» **Data**:

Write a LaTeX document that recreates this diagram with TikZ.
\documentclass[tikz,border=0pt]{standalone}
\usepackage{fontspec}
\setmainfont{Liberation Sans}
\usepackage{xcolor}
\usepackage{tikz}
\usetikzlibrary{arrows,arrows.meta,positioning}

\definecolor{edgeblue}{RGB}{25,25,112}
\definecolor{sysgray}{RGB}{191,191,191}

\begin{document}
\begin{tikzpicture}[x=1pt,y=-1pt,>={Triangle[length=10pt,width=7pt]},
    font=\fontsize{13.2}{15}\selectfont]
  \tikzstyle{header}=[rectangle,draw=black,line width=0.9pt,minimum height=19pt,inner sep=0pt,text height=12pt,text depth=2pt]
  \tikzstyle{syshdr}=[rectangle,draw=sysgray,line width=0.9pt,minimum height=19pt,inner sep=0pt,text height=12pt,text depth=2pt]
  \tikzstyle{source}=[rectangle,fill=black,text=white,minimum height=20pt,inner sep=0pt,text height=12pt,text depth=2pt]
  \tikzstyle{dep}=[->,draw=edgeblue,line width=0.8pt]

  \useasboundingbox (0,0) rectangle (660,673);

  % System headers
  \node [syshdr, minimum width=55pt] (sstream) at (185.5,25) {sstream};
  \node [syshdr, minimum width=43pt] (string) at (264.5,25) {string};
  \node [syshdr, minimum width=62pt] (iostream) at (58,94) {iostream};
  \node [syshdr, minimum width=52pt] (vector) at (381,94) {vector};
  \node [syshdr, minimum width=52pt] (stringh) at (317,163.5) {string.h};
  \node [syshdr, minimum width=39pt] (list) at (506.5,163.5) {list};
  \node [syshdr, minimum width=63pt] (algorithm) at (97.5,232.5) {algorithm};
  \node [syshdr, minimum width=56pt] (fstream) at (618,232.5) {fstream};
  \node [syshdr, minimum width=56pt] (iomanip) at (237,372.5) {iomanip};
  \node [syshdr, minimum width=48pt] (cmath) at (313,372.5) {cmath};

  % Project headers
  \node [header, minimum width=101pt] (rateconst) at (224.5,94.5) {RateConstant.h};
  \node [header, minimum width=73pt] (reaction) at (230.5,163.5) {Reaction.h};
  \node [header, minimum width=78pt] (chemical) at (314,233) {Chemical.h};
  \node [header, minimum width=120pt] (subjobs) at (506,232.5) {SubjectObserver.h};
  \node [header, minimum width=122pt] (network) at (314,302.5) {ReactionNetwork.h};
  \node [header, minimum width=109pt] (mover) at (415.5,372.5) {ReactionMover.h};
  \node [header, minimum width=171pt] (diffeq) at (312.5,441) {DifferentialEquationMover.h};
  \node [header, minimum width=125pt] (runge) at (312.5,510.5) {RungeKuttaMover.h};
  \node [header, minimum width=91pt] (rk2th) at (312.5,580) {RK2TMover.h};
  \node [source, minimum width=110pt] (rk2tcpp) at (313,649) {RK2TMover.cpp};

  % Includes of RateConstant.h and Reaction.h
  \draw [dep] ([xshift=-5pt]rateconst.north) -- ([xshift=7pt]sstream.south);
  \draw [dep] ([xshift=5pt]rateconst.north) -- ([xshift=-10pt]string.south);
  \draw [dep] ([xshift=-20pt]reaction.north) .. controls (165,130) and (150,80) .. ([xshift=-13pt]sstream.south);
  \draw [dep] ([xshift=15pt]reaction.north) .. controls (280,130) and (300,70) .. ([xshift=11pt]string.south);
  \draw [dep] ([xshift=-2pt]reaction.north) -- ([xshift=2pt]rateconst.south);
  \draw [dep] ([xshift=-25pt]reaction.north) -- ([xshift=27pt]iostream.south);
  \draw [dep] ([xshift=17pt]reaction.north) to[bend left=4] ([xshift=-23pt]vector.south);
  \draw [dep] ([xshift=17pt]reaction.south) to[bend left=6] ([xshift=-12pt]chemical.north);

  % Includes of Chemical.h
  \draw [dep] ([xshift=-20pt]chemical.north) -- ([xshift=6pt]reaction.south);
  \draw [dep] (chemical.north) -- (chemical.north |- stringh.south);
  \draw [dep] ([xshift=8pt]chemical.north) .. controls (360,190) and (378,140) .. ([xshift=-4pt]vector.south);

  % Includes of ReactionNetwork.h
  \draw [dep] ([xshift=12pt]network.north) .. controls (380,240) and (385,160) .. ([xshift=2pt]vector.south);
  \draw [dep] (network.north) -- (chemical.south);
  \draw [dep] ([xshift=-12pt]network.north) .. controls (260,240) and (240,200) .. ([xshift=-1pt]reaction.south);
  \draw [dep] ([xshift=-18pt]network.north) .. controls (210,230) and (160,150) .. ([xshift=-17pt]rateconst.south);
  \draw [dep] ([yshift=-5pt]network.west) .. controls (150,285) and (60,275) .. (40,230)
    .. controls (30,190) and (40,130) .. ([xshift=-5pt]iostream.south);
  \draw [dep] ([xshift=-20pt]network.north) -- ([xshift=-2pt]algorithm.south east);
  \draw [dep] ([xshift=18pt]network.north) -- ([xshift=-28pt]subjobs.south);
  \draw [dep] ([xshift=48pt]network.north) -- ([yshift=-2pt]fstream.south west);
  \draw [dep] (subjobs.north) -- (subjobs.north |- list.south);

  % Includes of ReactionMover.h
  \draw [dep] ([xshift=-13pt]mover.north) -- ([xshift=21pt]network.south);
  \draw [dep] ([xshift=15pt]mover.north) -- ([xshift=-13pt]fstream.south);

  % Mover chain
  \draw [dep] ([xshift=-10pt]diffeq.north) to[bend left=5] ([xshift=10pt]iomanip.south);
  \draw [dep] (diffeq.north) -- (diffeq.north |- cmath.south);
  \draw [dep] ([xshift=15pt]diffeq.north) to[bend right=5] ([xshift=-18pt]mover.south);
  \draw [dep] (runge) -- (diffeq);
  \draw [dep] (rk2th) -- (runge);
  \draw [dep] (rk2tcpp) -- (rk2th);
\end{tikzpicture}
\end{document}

» **Requirements**: Print only the lines from the top of the data above down to the line holding "[syshdr, minimum width=48pt]", inclusive.

» **Correct result**:
Write a LaTeX document that recreates this diagram with TikZ.
\documentclass[tikz,border=0pt]{standalone}
\usepackage{fontspec}
\setmainfont{Liberation Sans}
\usepackage{xcolor}
\usepackage{tikz}
\usetikzlibrary{arrows,arrows.meta,positioning}

\definecolor{edgeblue}{RGB}{25,25,112}
\definecolor{sysgray}{RGB}{191,191,191}

\begin{document}
\begin{tikzpicture}[x=1pt,y=-1pt,>={Triangle[length=10pt,width=7pt]},
    font=\fontsize{13.2}{15}\selectfont]
  \tikzstyle{header}=[rectangle,draw=black,line width=0.9pt,minimum height=19pt,inner sep=0pt,text height=12pt,text depth=2pt]
  \tikzstyle{syshdr}=[rectangle,draw=sysgray,line width=0.9pt,minimum height=19pt,inner sep=0pt,text height=12pt,text depth=2pt]
  \tikzstyle{source}=[rectangle,fill=black,text=white,minimum height=20pt,inner sep=0pt,text height=12pt,text depth=2pt]
  \tikzstyle{dep}=[->,draw=edgeblue,line width=0.8pt]

  \useasboundingbox (0,0) rectangle (660,673);

  % System headers
  \node [syshdr, minimum width=55pt] (sstream) at (185.5,25) {sstream};
  \node [syshdr, minimum width=43pt] (string) at (264.5,25) {string};
  \node [syshdr, minimum width=62pt] (iostream) at (58,94) {iostream};
  \node [syshdr, minimum width=52pt] (vector) at (381,94) {vector};
  \node [syshdr, minimum width=52pt] (stringh) at (317,163.5) {string.h};
  \node [syshdr, minimum width=39pt] (list) at (506.5,163.5) {list};
  \node [syshdr, minimum width=63pt] (algorithm) at (97.5,232.5) {algorithm};
  \node [syshdr, minimum width=56pt] (fstream) at (618,232.5) {fstream};
  \node [syshdr, minimum width=56pt] (iomanip) at (237,372.5) {iomanip};
  \node [syshdr, minimum width=48pt] (cmath) at (313,372.5) {cmath};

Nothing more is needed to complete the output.